When your husband cheats on you, it is tough to adjust with the well-known quote that “everything happens for a reason”. Adjust? Are you kidding me? Who will even think of it when something bad happens to them. They only admit the phrase when a good comes out of it. Like oh, that man had a blister in his foot so he got late the day his office in World Trade Center came crashing down. The blister was lucky for him.

What rubbish! What rubbish is the world feeding us. No matter how hard you try to stay positive, you cannot always find the silver lining. It is generally better to accept the fact that – Mate, life is crap. And the social media is just serving us shit in our heads. With the daily quotes coming in my feed, am beginning to get enough of it.

It is fun to share my own sweet stories and posts, but the exploration section of Instagram is a big ick. People do bad deeds all their life and still get to live a life that they want to. How is that possible? How is it possible that Taliban has acquired Afghanistan, if everything happened for a reason?
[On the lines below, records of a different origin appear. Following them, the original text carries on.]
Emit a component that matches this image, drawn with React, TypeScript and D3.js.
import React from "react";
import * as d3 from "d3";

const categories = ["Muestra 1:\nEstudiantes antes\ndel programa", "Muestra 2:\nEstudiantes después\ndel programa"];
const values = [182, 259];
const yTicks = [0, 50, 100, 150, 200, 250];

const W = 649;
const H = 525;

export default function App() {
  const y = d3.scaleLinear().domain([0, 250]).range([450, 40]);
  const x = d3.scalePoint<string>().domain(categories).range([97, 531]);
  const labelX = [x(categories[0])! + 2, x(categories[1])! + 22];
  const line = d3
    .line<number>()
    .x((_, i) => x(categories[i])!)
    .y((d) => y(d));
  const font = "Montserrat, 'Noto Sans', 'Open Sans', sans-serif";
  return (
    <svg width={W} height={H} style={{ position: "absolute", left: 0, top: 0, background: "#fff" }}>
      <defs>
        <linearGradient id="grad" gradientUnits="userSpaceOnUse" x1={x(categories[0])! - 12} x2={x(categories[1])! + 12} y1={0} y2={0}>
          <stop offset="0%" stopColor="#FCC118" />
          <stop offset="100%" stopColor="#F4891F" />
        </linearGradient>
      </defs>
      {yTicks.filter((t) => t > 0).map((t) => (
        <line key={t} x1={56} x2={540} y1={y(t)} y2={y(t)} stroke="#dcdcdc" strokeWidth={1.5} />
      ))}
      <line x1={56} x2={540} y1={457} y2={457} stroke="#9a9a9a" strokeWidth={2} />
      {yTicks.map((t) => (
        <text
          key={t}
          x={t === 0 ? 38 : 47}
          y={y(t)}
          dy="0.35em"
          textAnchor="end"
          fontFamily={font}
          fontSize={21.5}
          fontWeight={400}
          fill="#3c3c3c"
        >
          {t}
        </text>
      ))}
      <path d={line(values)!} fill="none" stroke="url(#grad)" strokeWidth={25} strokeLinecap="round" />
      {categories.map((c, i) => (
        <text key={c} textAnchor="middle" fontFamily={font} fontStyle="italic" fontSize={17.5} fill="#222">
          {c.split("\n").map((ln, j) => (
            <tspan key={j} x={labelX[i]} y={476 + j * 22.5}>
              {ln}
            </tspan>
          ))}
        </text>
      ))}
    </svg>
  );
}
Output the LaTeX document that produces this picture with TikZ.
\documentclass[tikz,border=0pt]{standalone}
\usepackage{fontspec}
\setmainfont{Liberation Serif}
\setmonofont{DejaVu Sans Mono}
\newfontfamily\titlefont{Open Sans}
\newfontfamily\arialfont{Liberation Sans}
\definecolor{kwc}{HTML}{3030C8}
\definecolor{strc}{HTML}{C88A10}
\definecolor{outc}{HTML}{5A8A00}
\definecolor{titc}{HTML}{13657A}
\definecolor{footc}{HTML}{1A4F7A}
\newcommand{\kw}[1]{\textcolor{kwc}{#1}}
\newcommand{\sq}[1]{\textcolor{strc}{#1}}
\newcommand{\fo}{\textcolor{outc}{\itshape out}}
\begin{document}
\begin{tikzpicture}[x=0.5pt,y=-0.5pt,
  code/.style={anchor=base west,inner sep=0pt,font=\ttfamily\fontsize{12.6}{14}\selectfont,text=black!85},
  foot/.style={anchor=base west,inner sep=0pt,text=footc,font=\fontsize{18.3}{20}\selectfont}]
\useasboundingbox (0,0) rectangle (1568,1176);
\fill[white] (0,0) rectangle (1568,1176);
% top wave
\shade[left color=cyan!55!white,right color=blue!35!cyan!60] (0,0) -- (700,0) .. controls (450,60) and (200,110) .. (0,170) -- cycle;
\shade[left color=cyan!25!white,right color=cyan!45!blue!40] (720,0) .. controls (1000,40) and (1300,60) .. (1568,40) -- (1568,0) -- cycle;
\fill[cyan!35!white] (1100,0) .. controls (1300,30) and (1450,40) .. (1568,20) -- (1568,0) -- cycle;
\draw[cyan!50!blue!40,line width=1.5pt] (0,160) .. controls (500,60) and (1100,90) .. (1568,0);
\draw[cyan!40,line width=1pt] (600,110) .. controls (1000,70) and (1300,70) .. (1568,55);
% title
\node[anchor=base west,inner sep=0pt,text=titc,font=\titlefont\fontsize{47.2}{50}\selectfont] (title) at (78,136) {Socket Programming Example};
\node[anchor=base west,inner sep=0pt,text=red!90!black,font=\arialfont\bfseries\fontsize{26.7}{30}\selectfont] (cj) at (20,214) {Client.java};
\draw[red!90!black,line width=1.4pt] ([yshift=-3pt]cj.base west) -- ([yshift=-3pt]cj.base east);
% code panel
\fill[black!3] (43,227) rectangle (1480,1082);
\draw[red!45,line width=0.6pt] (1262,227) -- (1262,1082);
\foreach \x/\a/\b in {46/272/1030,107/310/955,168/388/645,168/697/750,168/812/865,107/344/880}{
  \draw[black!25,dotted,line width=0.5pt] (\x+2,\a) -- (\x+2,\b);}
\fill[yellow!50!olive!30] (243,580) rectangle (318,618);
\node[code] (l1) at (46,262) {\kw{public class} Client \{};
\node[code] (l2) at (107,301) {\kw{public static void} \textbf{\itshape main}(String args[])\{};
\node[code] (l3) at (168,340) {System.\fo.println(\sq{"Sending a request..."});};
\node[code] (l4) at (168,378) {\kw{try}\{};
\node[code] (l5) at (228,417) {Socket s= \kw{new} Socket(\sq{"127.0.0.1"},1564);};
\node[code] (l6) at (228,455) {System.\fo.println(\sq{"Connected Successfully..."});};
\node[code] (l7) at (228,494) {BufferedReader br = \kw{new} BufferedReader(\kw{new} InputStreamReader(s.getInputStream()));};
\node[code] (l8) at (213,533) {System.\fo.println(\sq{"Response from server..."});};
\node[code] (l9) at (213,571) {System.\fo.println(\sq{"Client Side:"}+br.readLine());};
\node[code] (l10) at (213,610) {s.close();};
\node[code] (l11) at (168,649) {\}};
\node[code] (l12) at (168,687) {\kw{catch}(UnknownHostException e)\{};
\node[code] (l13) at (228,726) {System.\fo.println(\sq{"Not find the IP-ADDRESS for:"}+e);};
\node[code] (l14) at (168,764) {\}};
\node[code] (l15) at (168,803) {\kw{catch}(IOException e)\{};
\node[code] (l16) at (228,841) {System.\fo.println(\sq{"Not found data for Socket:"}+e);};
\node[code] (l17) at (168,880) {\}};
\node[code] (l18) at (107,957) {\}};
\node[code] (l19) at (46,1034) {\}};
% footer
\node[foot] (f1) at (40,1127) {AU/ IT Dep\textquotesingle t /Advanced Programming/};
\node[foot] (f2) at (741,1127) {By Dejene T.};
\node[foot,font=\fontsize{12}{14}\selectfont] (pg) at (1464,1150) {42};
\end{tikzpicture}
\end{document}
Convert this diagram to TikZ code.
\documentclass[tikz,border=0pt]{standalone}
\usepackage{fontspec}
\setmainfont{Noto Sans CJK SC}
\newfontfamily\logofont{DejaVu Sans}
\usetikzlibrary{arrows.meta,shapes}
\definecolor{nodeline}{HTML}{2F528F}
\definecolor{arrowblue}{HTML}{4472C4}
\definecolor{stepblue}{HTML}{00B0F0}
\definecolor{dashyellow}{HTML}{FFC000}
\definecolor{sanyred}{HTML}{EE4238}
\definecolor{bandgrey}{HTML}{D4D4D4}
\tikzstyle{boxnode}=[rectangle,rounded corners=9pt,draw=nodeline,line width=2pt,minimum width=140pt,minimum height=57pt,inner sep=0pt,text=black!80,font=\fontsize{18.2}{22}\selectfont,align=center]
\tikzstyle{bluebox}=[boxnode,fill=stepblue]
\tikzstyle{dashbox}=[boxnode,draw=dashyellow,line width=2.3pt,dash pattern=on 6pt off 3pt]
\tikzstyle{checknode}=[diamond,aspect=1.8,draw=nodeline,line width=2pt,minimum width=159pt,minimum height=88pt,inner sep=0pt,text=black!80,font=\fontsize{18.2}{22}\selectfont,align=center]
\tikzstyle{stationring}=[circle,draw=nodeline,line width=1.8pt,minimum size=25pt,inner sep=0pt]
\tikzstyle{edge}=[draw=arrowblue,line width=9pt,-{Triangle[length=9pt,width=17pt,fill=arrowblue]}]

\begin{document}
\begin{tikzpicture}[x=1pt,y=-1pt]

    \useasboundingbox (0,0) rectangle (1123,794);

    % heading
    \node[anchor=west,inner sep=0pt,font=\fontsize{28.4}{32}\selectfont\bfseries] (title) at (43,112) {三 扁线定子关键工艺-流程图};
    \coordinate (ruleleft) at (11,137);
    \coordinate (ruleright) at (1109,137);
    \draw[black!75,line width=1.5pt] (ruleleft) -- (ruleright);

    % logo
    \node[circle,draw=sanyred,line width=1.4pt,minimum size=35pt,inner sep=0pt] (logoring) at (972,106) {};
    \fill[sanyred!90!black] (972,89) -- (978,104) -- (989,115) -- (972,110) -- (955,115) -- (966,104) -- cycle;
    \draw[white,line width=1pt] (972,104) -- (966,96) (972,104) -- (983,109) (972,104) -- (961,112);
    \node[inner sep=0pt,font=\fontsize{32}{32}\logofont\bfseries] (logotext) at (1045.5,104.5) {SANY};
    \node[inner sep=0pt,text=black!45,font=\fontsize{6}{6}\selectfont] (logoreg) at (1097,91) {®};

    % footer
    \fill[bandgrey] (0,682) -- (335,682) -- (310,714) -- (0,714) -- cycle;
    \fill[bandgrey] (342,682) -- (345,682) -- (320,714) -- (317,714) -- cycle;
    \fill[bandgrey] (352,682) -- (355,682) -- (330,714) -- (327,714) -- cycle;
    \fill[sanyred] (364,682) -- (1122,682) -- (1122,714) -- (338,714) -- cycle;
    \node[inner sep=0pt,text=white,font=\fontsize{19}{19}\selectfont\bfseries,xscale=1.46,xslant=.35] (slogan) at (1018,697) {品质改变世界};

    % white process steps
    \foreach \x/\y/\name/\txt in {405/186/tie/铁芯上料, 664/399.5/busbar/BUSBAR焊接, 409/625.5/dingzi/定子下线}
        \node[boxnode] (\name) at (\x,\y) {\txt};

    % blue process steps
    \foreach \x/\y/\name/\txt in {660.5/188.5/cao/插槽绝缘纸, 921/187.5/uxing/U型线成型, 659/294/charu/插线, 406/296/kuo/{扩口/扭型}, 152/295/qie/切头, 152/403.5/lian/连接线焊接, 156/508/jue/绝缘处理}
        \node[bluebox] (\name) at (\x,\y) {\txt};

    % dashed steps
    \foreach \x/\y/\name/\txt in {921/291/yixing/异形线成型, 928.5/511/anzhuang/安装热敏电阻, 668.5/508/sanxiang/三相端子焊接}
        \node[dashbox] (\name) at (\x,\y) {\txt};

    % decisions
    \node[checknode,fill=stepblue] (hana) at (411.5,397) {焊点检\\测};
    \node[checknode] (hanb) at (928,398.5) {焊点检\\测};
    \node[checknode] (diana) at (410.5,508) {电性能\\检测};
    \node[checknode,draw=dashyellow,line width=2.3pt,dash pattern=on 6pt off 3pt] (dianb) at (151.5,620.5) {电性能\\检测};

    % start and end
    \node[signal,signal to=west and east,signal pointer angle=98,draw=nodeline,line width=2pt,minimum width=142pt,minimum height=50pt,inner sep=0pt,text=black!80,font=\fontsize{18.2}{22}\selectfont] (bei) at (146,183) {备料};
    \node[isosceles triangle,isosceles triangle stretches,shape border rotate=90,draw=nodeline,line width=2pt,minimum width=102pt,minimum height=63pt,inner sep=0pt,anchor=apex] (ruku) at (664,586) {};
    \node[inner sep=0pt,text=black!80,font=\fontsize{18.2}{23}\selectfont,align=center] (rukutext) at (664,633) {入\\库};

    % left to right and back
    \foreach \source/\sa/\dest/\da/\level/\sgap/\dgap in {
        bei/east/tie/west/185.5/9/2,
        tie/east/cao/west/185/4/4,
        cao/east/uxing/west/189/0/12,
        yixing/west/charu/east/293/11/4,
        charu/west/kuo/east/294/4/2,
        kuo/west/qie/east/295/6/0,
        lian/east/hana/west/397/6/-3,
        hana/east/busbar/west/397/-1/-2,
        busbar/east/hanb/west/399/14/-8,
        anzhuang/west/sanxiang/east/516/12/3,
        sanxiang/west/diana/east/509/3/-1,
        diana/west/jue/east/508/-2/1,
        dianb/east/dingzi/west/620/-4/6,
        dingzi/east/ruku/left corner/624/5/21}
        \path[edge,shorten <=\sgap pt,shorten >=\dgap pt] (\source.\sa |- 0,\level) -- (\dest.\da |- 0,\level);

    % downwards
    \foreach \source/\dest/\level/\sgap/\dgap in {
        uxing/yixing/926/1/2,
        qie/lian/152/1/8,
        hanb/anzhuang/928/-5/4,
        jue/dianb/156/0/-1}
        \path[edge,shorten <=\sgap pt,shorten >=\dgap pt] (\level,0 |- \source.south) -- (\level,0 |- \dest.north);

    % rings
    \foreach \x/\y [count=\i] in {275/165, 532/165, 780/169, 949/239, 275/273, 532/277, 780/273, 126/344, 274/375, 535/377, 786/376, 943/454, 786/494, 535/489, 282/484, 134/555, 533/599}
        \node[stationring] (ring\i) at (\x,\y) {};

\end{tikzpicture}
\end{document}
Why I, and many others like me got cheated on when they were nothing but innocent hearts. Why are human beings so messed up? Why I choose to leave the person who apparently loves me the most? Would I ever have the answers for it? Don’t feed me positivity when really it’s all nuisance to force yourself feel a certain way – happy.

Everyone wants to be happy, but maybe it’s easier to stop pretending and just be sad and hopeless. Because everything doesn’t happen for a reason. Most of our life is just pure consequence to our right or wrong choices. Everything happens because of destiny. At best.

#1 I Don’t Know

For how long have we told ourselves – “I don’t know what I want in my life.” Maybe it is used the most when we are in our 20s. Everyone around us seems to have it all figured out, yet some of us still remain confused between what we are expected to do and what we really want.

When Pink Floyd said –

Do you think you can tell, heaven from hell?

It resonated with most of us. It resonated within me. I don’t know if I make the right decisions in life. The impulsiveness takes the bitter part of me. When I think I know, I am still wrong. I choose the wrong guy, I take the wrong road. When I do think I am headed the right way, I bail. It is tough for people like me to figure out. There are so many dreams after all. And so many things to understand.

Adulting seems to be tough. It’s tougher to breathe at some days. Like your soul has left your body. You cannot sleep. Or maybe you don’t even want to. You realize that you like being in the dark, sulking by yourself. What’s next then? What is it? So used to the feeling that it’s tough to let it leave your body. The Emptiness – that’s your friend.